Sergei Sobyanin (left) and Alexei Navalny are considered the main contenders for the Moscow mayor's office.

 

“A boycott will not yield quick practical results,” Russian human rights legend Vladimir Bukovsky wrote in early 2012. “Last December has shown that of the many aspects of unfair elections, the people are most angered by one—stolen votes. . . . If this is the case, we should go and vote, and then catch the thieves red-handed.” Modern history includes many cases in which an opposition’s participation in unfree elections and the ensuing mass protests have led to a peaceful regime change and the dismantling of authoritarianism. It is instructive to again recall Serbia, where in 2000, three years after the mistaken boycott, the united opposition fielded its own presidential candidate and, with the support of tens of thousands of people who went into the streets of Belgrade to defend their votes, forced Milošević’s criminal regime to give up power. Can even one example be found of an authoritarian regime stepping down as a result of a boycott?

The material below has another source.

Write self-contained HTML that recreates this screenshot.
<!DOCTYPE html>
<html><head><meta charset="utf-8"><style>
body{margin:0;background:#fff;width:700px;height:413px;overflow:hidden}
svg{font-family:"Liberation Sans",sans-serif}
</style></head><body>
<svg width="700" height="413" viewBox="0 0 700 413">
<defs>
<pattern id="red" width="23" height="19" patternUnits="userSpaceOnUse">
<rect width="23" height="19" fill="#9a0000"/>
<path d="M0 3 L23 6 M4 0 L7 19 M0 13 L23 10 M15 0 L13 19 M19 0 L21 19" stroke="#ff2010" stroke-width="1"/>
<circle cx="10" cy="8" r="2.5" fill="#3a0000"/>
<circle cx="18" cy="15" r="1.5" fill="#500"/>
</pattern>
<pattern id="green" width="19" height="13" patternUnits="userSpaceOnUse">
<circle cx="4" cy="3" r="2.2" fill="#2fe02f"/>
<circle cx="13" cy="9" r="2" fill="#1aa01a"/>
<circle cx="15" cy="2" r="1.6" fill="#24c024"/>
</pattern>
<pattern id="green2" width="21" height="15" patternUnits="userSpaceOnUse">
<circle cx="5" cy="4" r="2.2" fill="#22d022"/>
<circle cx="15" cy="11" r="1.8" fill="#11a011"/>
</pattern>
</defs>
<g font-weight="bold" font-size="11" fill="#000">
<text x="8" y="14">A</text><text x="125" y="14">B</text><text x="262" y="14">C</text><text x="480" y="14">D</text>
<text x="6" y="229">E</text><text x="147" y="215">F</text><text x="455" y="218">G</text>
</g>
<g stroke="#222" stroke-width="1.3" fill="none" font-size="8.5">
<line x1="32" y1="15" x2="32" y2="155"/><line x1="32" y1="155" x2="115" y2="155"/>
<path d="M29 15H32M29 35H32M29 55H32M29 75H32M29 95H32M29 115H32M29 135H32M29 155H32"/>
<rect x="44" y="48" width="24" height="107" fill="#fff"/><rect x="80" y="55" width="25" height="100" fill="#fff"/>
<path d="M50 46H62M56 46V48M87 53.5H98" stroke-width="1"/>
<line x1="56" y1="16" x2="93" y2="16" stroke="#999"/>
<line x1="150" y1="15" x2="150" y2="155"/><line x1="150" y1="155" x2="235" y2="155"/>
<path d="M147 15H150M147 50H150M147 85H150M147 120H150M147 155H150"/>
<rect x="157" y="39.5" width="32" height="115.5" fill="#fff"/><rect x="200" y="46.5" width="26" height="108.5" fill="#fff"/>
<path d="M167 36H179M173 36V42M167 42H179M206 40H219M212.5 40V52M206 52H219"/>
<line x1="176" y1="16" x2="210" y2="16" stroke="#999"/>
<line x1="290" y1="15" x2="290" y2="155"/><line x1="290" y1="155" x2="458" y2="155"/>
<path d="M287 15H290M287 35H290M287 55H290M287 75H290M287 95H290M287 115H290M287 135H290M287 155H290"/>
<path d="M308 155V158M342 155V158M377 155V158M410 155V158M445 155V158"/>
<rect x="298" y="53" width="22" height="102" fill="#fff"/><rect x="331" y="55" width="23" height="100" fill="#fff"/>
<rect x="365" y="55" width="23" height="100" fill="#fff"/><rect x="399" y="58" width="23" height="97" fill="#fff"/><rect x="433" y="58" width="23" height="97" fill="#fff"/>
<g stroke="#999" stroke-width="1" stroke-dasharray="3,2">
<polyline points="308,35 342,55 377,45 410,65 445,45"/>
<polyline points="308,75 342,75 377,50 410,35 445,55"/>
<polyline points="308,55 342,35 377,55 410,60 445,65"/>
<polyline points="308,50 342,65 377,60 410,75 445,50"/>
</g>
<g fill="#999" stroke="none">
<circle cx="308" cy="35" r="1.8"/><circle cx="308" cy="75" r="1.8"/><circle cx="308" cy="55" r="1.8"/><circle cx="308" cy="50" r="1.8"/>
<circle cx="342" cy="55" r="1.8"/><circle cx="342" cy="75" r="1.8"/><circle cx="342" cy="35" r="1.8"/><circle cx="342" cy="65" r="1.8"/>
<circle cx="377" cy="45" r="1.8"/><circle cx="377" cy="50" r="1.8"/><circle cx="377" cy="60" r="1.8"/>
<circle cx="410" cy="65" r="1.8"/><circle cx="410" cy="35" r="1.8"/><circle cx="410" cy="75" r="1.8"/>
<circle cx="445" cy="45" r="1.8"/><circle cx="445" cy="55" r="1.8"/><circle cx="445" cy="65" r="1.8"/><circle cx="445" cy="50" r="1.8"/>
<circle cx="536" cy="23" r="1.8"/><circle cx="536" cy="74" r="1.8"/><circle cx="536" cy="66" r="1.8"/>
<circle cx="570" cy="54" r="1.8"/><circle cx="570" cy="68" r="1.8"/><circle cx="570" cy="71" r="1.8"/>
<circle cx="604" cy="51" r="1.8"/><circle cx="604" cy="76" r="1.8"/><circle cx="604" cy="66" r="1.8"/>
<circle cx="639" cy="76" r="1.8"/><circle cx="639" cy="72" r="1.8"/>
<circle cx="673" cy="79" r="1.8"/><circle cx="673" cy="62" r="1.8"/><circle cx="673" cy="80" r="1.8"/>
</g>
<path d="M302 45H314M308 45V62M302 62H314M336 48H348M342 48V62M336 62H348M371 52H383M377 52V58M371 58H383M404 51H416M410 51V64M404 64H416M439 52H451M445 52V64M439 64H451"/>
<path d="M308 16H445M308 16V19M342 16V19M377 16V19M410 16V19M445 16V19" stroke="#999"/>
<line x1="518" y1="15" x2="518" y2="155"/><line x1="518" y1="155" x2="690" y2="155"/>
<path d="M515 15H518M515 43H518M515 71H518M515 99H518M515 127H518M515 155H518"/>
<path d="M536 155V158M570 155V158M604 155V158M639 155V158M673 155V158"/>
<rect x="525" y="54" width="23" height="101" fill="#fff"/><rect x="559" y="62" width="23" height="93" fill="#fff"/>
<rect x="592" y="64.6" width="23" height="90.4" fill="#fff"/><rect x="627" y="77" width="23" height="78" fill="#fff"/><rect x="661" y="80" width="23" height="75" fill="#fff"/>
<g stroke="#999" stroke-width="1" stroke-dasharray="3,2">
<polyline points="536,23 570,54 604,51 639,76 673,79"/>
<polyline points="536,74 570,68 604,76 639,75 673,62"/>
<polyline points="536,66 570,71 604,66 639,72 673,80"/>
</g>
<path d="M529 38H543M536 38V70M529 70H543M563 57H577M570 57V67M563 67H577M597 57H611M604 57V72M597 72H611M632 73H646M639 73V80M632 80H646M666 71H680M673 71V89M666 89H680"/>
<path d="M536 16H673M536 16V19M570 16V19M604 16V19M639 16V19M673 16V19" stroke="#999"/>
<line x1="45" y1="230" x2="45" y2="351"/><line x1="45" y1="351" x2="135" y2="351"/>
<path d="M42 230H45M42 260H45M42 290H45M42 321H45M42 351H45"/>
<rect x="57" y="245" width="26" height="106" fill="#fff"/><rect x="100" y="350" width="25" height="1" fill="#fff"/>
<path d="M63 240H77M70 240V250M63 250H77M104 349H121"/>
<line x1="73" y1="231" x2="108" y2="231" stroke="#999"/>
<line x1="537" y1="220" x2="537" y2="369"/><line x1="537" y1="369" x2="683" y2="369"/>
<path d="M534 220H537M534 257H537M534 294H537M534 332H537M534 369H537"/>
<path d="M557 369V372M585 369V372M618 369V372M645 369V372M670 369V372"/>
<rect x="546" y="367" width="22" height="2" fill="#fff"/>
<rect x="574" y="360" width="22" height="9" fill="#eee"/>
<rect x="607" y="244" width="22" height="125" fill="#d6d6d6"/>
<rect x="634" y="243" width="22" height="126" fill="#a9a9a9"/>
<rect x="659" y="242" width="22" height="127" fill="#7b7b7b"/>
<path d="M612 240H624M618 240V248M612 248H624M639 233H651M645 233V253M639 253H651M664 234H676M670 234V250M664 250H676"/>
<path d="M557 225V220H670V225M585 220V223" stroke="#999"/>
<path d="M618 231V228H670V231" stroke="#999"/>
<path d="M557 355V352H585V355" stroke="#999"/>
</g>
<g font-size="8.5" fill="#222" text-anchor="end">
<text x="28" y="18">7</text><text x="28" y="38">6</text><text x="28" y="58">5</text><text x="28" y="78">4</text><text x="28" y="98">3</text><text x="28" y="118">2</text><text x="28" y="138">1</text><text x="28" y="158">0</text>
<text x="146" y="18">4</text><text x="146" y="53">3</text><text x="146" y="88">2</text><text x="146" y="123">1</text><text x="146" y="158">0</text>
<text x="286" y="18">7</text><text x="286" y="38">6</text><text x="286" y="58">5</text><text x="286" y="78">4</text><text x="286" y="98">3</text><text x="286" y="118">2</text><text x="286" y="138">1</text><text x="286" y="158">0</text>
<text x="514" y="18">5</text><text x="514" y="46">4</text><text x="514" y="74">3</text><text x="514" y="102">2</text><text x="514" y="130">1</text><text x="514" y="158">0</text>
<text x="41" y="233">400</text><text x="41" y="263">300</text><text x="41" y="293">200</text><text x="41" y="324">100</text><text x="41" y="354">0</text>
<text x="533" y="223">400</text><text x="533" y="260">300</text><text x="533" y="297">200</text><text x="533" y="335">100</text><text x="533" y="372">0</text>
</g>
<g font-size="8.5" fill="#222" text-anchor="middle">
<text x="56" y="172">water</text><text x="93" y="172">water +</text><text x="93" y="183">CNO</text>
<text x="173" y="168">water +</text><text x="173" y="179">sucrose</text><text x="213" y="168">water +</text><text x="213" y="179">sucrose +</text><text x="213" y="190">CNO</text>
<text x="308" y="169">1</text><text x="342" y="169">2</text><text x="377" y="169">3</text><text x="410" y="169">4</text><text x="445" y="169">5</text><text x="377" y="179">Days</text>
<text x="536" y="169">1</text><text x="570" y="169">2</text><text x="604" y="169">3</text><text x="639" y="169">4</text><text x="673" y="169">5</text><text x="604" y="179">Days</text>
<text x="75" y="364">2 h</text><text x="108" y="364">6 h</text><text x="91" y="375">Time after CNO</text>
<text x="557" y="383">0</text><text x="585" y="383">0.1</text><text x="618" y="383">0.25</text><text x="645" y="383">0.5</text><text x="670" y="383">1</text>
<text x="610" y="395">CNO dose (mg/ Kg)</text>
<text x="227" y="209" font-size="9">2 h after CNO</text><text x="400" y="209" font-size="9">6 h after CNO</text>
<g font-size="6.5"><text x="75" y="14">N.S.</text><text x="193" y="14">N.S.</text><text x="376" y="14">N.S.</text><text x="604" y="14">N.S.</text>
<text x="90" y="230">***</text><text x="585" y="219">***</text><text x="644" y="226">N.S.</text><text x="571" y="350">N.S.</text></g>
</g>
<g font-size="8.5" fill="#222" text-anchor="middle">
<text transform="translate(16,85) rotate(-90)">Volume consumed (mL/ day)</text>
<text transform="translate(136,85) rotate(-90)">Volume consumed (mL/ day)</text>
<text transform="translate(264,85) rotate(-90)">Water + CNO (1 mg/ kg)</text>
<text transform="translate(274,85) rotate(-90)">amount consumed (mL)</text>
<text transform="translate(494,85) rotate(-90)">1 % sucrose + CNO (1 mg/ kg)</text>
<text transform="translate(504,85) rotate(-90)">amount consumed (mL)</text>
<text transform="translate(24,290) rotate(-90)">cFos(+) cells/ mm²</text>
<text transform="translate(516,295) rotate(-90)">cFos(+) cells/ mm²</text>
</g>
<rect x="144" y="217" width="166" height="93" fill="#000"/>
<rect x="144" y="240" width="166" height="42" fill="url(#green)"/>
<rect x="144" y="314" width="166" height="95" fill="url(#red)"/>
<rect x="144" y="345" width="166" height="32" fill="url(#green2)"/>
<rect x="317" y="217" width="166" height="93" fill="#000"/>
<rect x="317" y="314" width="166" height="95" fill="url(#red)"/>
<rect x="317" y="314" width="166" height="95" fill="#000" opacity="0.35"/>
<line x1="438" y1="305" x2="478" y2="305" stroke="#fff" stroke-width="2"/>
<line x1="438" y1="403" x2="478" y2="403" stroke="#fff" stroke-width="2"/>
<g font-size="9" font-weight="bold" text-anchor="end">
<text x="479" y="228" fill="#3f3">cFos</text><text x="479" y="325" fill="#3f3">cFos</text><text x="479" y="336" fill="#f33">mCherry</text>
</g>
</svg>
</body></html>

Political analyst Lilia Shevtsova has observed that historically, “as regimes and their ability to control election results weakened . . . participation [by the opposition] was, in several cases, decisive for the peaceful exit of authoritarianism.” Even in countries where full victory has yet to be achieved, the opposition’s participation in elections has weakened the dictatorship and narrowed its room for maneuvering—as was the case in Zimbabwe, where the MDC in 2008 won a plurality of parliamentary seats, forcing the ruling party to share power, or in Venezuela, where Chávez’s opponents took more than a third of congressional seats in 2010, leaving the regime without a constitutional majority. It may be added that having representation in official structures can have very practical significance. “Our situation . . . is becoming more and more reminiscent of Soviet times,” wrote Bukovsky, arguing against an electoral boycott. “Now we must think about how to defend political prisoners, how to get them out of psychiatric hospitals and prison camps. In such a situation, having even one member of Parliament gives us a technical possibility to defend someone. Let us agree that if we were offered such a possibility in the 1970s, we would not have rejected it.”

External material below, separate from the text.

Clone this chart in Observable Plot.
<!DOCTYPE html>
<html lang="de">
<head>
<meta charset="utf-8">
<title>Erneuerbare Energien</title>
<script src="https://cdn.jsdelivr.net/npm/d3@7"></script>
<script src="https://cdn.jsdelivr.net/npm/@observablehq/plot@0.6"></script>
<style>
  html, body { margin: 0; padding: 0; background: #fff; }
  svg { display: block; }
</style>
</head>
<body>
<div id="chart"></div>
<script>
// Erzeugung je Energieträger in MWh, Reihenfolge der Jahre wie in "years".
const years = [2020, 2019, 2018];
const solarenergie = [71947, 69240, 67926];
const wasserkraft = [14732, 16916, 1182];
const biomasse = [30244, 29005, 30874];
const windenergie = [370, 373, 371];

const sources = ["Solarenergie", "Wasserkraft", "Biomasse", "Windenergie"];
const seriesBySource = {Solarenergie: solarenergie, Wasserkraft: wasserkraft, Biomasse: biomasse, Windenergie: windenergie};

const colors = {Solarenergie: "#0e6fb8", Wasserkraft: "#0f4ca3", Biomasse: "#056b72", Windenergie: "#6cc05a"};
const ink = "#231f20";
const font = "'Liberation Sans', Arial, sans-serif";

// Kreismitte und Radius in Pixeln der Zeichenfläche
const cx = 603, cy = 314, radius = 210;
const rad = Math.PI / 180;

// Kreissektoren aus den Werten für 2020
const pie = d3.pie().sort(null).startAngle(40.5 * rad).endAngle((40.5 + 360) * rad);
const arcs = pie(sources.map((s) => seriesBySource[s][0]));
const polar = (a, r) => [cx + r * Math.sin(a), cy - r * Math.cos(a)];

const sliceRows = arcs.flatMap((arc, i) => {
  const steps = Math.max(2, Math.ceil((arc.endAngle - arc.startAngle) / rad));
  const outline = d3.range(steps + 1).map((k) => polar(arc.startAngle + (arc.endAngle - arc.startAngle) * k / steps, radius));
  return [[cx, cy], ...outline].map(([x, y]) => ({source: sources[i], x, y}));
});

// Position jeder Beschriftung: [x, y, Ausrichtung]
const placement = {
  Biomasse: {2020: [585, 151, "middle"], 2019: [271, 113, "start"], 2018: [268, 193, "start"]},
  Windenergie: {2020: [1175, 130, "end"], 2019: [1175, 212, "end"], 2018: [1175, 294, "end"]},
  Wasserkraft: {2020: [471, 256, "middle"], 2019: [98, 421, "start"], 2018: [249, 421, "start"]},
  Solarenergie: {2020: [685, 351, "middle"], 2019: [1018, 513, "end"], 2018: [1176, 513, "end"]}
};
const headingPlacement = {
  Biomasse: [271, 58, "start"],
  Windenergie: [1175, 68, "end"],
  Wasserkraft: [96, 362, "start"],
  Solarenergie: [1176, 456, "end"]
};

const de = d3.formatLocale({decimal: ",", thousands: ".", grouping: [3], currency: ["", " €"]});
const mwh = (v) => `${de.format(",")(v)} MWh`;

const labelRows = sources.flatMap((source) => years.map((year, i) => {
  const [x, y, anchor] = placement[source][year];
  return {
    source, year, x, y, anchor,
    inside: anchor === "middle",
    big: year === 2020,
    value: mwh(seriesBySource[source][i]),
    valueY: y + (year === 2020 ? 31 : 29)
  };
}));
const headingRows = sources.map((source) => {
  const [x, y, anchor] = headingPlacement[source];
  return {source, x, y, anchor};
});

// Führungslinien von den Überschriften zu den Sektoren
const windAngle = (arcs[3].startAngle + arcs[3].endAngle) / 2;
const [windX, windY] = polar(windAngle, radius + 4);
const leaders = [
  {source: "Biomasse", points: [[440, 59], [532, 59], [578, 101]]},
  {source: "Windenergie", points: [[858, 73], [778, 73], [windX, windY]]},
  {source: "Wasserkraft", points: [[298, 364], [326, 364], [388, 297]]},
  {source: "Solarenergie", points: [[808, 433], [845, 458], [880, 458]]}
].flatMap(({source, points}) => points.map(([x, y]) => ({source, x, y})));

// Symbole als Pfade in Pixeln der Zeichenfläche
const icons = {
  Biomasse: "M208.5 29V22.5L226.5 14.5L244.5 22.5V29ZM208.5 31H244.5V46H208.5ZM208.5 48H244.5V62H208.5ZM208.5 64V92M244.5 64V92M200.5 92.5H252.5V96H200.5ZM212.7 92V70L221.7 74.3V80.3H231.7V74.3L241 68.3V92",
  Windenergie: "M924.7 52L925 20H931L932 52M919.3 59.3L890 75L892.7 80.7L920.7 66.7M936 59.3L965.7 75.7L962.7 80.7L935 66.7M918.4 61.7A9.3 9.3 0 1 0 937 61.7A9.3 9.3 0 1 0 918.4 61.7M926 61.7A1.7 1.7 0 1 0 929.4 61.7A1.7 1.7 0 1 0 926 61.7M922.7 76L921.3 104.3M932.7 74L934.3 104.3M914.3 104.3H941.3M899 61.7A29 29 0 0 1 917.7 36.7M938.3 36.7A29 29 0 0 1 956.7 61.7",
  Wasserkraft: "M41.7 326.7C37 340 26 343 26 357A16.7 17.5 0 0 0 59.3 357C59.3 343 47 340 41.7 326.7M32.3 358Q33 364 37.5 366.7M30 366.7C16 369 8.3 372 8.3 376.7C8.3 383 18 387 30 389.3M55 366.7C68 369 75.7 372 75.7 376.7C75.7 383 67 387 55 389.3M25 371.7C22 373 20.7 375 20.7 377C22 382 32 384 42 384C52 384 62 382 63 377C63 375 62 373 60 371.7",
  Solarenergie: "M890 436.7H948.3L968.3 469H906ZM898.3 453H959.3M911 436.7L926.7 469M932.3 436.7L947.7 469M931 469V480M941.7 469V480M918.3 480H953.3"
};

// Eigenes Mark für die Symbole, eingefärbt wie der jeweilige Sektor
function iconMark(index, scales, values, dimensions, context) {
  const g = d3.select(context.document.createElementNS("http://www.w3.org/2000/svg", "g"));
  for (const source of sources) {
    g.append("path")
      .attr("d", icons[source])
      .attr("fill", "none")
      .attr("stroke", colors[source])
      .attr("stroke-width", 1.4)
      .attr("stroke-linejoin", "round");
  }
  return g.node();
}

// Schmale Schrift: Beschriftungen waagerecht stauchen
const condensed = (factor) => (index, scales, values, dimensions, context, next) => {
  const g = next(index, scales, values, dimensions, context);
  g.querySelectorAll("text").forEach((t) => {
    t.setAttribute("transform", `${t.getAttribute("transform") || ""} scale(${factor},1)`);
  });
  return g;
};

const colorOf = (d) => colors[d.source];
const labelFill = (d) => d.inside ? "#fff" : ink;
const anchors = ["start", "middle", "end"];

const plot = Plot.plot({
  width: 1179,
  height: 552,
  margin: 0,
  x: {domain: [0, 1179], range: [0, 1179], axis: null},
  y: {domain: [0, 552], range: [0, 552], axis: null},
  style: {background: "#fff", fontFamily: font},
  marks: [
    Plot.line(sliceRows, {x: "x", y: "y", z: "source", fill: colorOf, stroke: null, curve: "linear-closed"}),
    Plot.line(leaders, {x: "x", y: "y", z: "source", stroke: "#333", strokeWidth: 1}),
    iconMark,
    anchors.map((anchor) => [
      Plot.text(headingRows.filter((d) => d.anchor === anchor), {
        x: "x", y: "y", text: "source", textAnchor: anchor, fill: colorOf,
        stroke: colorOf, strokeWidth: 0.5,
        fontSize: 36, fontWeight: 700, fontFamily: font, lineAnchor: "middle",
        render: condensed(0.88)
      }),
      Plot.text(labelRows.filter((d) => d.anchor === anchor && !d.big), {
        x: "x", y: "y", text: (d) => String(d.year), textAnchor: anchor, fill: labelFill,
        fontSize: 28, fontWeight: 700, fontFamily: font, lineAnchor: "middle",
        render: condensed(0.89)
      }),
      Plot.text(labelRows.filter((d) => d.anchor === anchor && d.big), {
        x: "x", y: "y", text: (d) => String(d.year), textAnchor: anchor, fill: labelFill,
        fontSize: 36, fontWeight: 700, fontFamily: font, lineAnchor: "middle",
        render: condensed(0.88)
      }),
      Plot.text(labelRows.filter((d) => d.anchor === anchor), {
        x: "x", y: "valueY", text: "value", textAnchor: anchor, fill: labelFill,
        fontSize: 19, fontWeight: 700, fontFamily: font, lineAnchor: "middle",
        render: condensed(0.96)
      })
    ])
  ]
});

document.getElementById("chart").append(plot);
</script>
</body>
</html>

The regime is not afraid of a boycott. It is only afraid of public oversight of the election and mass street protests against fraud.

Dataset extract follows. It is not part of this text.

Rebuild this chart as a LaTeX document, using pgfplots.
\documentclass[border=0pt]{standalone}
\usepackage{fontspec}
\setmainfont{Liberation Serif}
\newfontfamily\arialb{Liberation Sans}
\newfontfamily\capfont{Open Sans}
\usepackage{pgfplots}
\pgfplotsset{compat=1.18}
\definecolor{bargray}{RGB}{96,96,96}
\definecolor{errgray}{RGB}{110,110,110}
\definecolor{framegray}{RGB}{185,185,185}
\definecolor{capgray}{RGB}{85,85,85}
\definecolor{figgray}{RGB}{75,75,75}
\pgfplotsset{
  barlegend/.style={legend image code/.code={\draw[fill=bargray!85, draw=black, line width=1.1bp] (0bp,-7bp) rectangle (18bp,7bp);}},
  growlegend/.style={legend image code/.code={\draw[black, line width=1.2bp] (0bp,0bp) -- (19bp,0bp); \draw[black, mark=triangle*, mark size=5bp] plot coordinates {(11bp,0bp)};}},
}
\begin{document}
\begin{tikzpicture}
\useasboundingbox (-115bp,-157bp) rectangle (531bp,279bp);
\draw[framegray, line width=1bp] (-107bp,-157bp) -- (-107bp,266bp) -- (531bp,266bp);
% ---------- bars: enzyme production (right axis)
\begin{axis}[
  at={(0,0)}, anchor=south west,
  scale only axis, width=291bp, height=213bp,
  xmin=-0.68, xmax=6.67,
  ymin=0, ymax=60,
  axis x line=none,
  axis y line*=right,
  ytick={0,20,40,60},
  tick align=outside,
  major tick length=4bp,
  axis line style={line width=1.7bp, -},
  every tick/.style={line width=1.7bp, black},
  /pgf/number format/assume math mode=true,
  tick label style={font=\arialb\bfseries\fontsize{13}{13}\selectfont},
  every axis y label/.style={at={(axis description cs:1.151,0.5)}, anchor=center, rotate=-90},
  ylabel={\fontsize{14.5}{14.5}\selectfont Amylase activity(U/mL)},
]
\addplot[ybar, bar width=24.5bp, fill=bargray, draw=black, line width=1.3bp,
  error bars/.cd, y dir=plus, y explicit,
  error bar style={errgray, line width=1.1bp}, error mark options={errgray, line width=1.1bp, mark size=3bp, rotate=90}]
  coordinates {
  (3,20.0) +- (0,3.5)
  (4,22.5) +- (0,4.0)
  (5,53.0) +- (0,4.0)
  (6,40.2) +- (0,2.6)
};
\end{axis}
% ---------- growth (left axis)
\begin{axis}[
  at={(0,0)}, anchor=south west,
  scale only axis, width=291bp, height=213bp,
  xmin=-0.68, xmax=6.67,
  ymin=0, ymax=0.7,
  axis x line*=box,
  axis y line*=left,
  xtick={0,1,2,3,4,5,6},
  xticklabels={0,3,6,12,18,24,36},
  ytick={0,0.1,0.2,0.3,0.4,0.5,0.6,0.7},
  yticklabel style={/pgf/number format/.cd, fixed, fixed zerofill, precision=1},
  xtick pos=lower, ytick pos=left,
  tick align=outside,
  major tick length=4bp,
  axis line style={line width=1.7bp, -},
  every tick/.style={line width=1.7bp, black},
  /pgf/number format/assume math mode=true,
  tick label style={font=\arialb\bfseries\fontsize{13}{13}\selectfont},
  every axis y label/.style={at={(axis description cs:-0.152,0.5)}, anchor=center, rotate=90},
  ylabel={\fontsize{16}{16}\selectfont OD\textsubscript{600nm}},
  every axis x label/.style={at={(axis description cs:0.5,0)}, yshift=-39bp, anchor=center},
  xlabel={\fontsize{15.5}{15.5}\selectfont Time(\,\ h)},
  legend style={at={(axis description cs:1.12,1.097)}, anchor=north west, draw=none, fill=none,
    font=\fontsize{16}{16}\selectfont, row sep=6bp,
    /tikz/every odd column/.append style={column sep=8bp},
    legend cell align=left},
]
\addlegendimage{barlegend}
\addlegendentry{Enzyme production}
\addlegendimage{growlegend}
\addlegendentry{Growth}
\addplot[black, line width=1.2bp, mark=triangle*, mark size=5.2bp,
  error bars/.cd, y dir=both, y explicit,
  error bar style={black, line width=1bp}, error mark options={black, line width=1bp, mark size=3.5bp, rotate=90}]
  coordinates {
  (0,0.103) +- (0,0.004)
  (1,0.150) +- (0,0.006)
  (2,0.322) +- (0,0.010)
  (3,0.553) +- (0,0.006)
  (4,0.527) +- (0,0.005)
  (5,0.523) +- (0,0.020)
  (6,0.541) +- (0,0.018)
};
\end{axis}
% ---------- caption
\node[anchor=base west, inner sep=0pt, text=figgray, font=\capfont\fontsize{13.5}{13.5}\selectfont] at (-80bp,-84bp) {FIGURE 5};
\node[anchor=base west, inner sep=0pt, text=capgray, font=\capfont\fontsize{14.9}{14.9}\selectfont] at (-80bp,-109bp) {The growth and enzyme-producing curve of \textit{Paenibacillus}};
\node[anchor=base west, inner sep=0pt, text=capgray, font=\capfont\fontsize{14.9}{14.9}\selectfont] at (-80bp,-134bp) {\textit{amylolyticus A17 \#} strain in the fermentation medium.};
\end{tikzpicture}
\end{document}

The idea of a boycott appears especially absurd in Moscow, where almost all polling places are covered by independent monitors, where instances of ballot stuffing and fraud immediately become public information, where access to independent media is much higher than it is in the provinces, and where—even according to the official figures—more than 50 percent of voters in 2012 rejected Vladimir Putin. The regime is not afraid of a boycott. The fewer opposition supporters use their ballots, the less the regime will have to rely on ballot stuffing and outright fraud, and the easier it will be for the authorities not only to declare “victory,” but also to claim that the election was “fair.” The number of votes for the ruling party’s candidate—mostly determined by administrative pressure on voters—will always stay the same. A boycott would only harm the opposition.

No, the regime is not afraid of a boycott. It is only afraid of public oversight of the election and mass street protests against fraud—in other words, of a repeat of December 2011. This is why the authorities are doing their utmost to convince society that the election will be fair—by allowing the main opposition candidate on the ballot, installing electronic voting machines and video cameras at polling places, and limiting voting by absentee certificates. These are not “gifts” from the Kremlin, but the direct result of its fear of new street protests in Moscow. Forcing the regime into this corner—either hold fair elections or face mass protests—should be the principal goal of the opposition. Russian society cannot afford to waste this chance. This means that on voting day on September 8, there must be a maximum turnout, thorough monitoring of the vote count, and a readiness to react quickly and on a large scale in case of another theft of votes. And, most certainly, there should not be any boycotts.